Big Bang
- Julia Carrillo

- 5 mar 2019
- 2 Min. de lectura
En los últimos tiempos he sentido a menudo que una bola gigante me perseguía. Se hacía cada vez más grande, aunque quizás esto fuera sólo una cuestión de perspectiva, pues cada vez que giraba la cabeza durante mi carrera, la bola se encontraba más cerca. Incluso llegó a rozarme para advertirme con su tacto frío y cortante de quién era ella.
Durante mi huida confiaba en salvarme de sufrir todo su peso sobre mi, pues en algún momento quizás, y sólo quizás, ocurriera un pequeño milagro que la desviara de mi camino; existía la posibilidad de que chocara con alguna roca o algún tronco que cambiaran su trayectoria. Esto era esperar mucho del escenario que acogía la acción, pero yo jugaba con la ventaja de tener visión respecto a esa amenaza rodante y ciega que arrasaba con todo a su paso.

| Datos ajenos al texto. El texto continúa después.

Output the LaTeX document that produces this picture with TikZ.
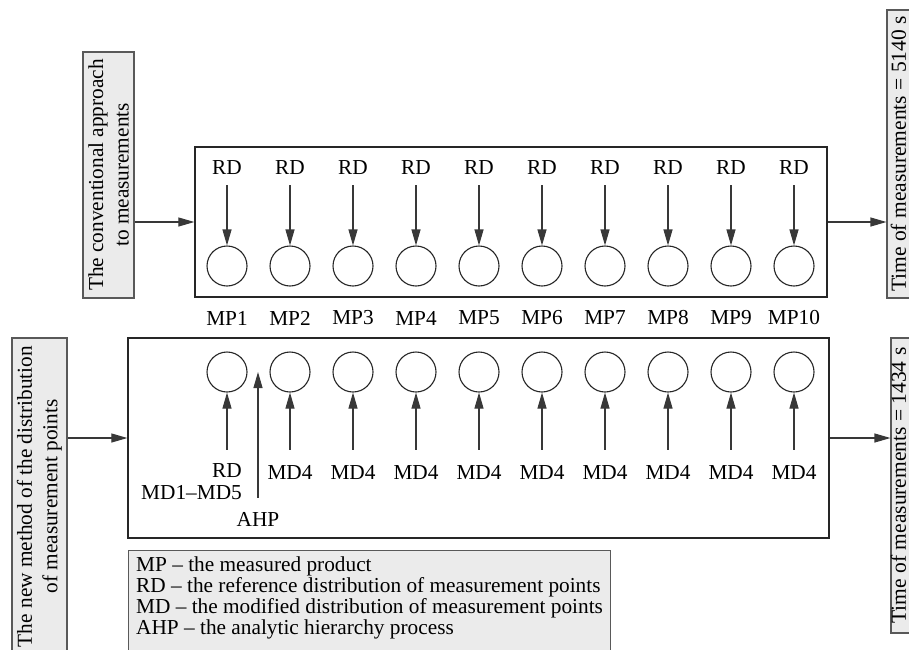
\documentclass[tikz,border=0pt]{standalone}
\usepackage{fontspec}
\setmainfont{Liberation Serif}
\usetikzlibrary{arrows.meta}

\definecolor{boxgray}{HTML}{EBEBEB}
\definecolor{linegray}{HTML}{383838}

\tikzset{
	txt/.style={font=\fontsize{21.3}{21}\selectfont,inner sep=2pt},
	mp/.style={draw=black!85,circle,line width=1.1pt,inner sep=0,minimum size=40pt},
	arr/.style={draw=linegray,line width=1.1pt,-{Triangle[length=16pt,width=9pt]}},
	frame/.style={draw=black!85,line width=1.3pt,inner sep=0},
	greybox/.style={draw=black!65,fill=boxgray,line width=1.1pt,rotate=90,align=center,inner sep=0,font=\fontsize{21.3}{25.5}\selectfont},
	sidetxt/.style={rotate=90,inner sep=0,font=\fontsize{21.5}{25.5}\selectfont},
}

\begin{document}
\begin{tikzpicture}[x=1pt,y=-1pt]
	\useasboundingbox (0,0) rectangle (909,649);
	\clip (0,0) rectangle (909,649);
	\node[frame,minimum width=632pt,minimum height=150pt] (conv) at (511,222) {};
	\node[frame,minimum width=701pt,minimum height=200pt] (newm) at (478.5,438) {};
	\node[greybox,minimum width=246pt,minimum height=51pt] (convtxt) at (108.5,175) {The conventional approach\\to measurements};
	\node[greybox,minimum width=317pt,minimum height=55pt] (newtxt) at (39.5,496.5) {The new method of the distribution\\of measurement points};
	\node[greybox,minimum width=288pt,minimum height=40pt] (time1) at (907,154) {};
	\node[sidetxt] (time1txt) at (898.5,154) {Time of measurements = 5140 s};
	\node[greybox,minimum width=295pt,minimum height=40pt] (time2) at (911,485.5) {};
	\node[sidetxt] (time2txt) at (898.5,485.5) {Time of measurements = 1434 s};
	\node[draw=black!65,fill=boxgray,line width=1.1pt,anchor=north west,minimum width=482pt,minimum height=110pt] (legend) at (128,550) {};
	\node[txt,align=left,anchor=north west,inner sep=0] (legendtxt) at (136,557) {MP – the measured product\\RD – the reference distribution of measurement points\\MD – the modified distribution of measurement points\\AHP – the analytic hierarchy process};
	\draw[arr] (convtxt.south |- conv.west) -- (conv.west);
	\draw[arr] (conv.east) -- (conv.east -| time1.north);
	\draw[arr] (newtxt.south |- newm.west) -- (newm.west);
	\draw[arr] (newm.east) -- (newm.east -| time2.north);
	\node[mp] (mp1) at (227,266) {};
	\node[mp] (mp2) at (290,266) {};
	\node[mp] (mp3) at (353,266) {};
	\node[mp] (mp4) at (416,266) {};
	\node[mp] (mp5) at (479,266) {};
	\node[mp] (mp6) at (542,266) {};
	\node[mp] (mp7) at (605,266) {};
	\node[mp] (mp8) at (668,266) {};
	\node[mp] (mp9) at (731,266) {};
	\node[mp] (mp10) at (794,266) {};
	\node[txt] (rd1) at (227,168) {RD};
	\node[txt] (rd2) at (290,168) {RD};
	\node[txt] (rd3) at (353,168) {RD};
	\node[txt] (rd4) at (416,168) {RD};
	\node[txt] (rd5) at (479,168) {RD};
	\node[txt] (rd6) at (542,168) {RD};
	\node[txt] (rd7) at (605,168) {RD};
	\node[txt] (rd8) at (668,168) {RD};
	\node[txt] (rd9) at (731,168) {RD};
	\node[txt] (rd10) at (794,168) {RD};
	\node[txt] (lab1) at (227,318) {MP1};
	\node[txt] (lab2) at (290,318) {MP2};
	\node[txt] (lab3) at (353,318) {MP3};
	\node[txt] (lab4) at (416,318) {MP4};
	\node[txt] (lab5) at (479,318) {MP5};
	\node[txt] (lab6) at (542,318) {MP6};
	\node[txt] (lab7) at (605,318) {MP7};
	\node[txt] (lab8) at (668,318) {MP8};
	\node[txt] (lab9) at (731,318) {MP9};
	\node[txt] (lab10) at (794,318) {MP10};
	\draw[arr,shorten <=8pt] (rd1) -- (mp1);
	\draw[arr,shorten <=8pt] (rd2) -- (mp2);
	\draw[arr,shorten <=8pt] (rd3) -- (mp3);
	\draw[arr,shorten <=8pt] (rd4) -- (mp4);
	\draw[arr,shorten <=8pt] (rd5) -- (mp5);
	\draw[arr,shorten <=8pt] (rd6) -- (mp6);
	\draw[arr,shorten <=8pt] (rd7) -- (mp7);
	\draw[arr,shorten <=8pt] (rd8) -- (mp8);
	\draw[arr,shorten <=8pt] (rd9) -- (mp9);
	\draw[arr,shorten <=8pt] (rd10) -- (mp10);
	\node[mp] (pt1) at (227,372) {};
	\node[mp] (pt2) at (290,372) {};
	\node[mp] (pt3) at (353,372) {};
	\node[mp] (pt4) at (416,372) {};
	\node[mp] (pt5) at (479,372) {};
	\node[mp] (pt6) at (542,372) {};
	\node[mp] (pt7) at (605,372) {};
	\node[mp] (pt8) at (668,372) {};
	\node[mp] (pt9) at (731,372) {};
	\node[mp] (pt10) at (794,372) {};
	\node[txt] (rdb) at (227,471) {RD};
	\node[txt] (md2) at (290,472) {MD4};
	\node[txt] (md3) at (353,472) {MD4};
	\node[txt] (md4) at (416,472) {MD4};
	\node[txt] (md5) at (479,472) {MD4};
	\node[txt] (md6) at (542,472) {MD4};
	\node[txt] (md7) at (605,472) {MD4};
	\node[txt] (md8) at (668,472) {MD4};
	\node[txt] (md9) at (731,472) {MD4};
	\node[txt] (md10) at (794,472) {MD4};
	\node[txt,anchor=east] (mdall) at (244,493) {MD1–MD5};
	\node[txt] (ahp) at (258,519) {AHP};
	\coordinate (ahptip) at (258,372);
	\draw[arr,shorten <=12pt] (rdb) -- (pt1);
	\draw[arr,shorten <=13pt] (md2) -- (pt2);
	\draw[arr,shorten <=13pt] (md3) -- (pt3);
	\draw[arr,shorten <=13pt] (md4) -- (pt4);
	\draw[arr,shorten <=13pt] (md5) -- (pt5);
	\draw[arr,shorten <=13pt] (md6) -- (pt6);
	\draw[arr,shorten <=13pt] (md7) -- (pt7);
	\draw[arr,shorten <=13pt] (md8) -- (pt8);
	\draw[arr,shorten <=13pt] (md9) -- (pt9);
	\draw[arr,shorten <=13pt] (md10) -- (pt10);
	\draw[arr,shorten <=12pt] (ahp) -- (ahptip);
\end{tikzpicture}
\end{document}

Me desperté tras cada uno de estos sueños, copias unos de otros, con gran ansiedad y calibrando que plan de escape sería el más adecuado si volvía a perturbar mi subconsciente. Aún así, seguía abrazada a la idea de que el azar era mi única baza.
El sueño volvió, tal y como esperaba ya resignada. Aquella noche decidí dejar de mirar atrás para controlar la dirección y velocidad de la bola. Estos factores me despistaban. Perdía mi tiempo intentando calcular inútiles vectores para dominar algo imprevisible y más grande que yo. En su lugar miré a los lados. Para mi sorpresa, descubrí que siempre había tenido verdes campos por los que huir. Por un momento me planteé que pudieran esconder algún otro peligro; un hoyo, un cepo, un nido de víboras... Pero sacudí mi miedo y salté. Salté y me di cuenta de haberme autoconvencido de estar en un túnel en el que correr en línea recta a toda velocidad era mi única posibilidad de algo o de nada. Salté a un lado y dejé continuar a esa ciega bola libre. La deje que arrasara todo lo que quisiera, todo lo que pudiera, todo lo que se dejara.
Entonces me di cuenta de dos cosas:
La bola, con su duro tacto me había querido convencer de que la frágil era yo, pero en la distancia la vi llena de grietas y observé como el choque contra una pared rocosa la hacía añicos. Me recordó con su explosión a esa idea del Big Bang donde todo comenzó.
Respecto a mi, mientras reposaba de la carrera con la respiración entrecortada al abrigo de mi camino alternativo, reparé en haber confiado demasiado en que un milagro me salvaría sin haber observado que el milagro eran mis propias piernas y añadir algunos grados a mi visión.
Me desperté y salté de la cama al nuevo día, donde todo comenzó.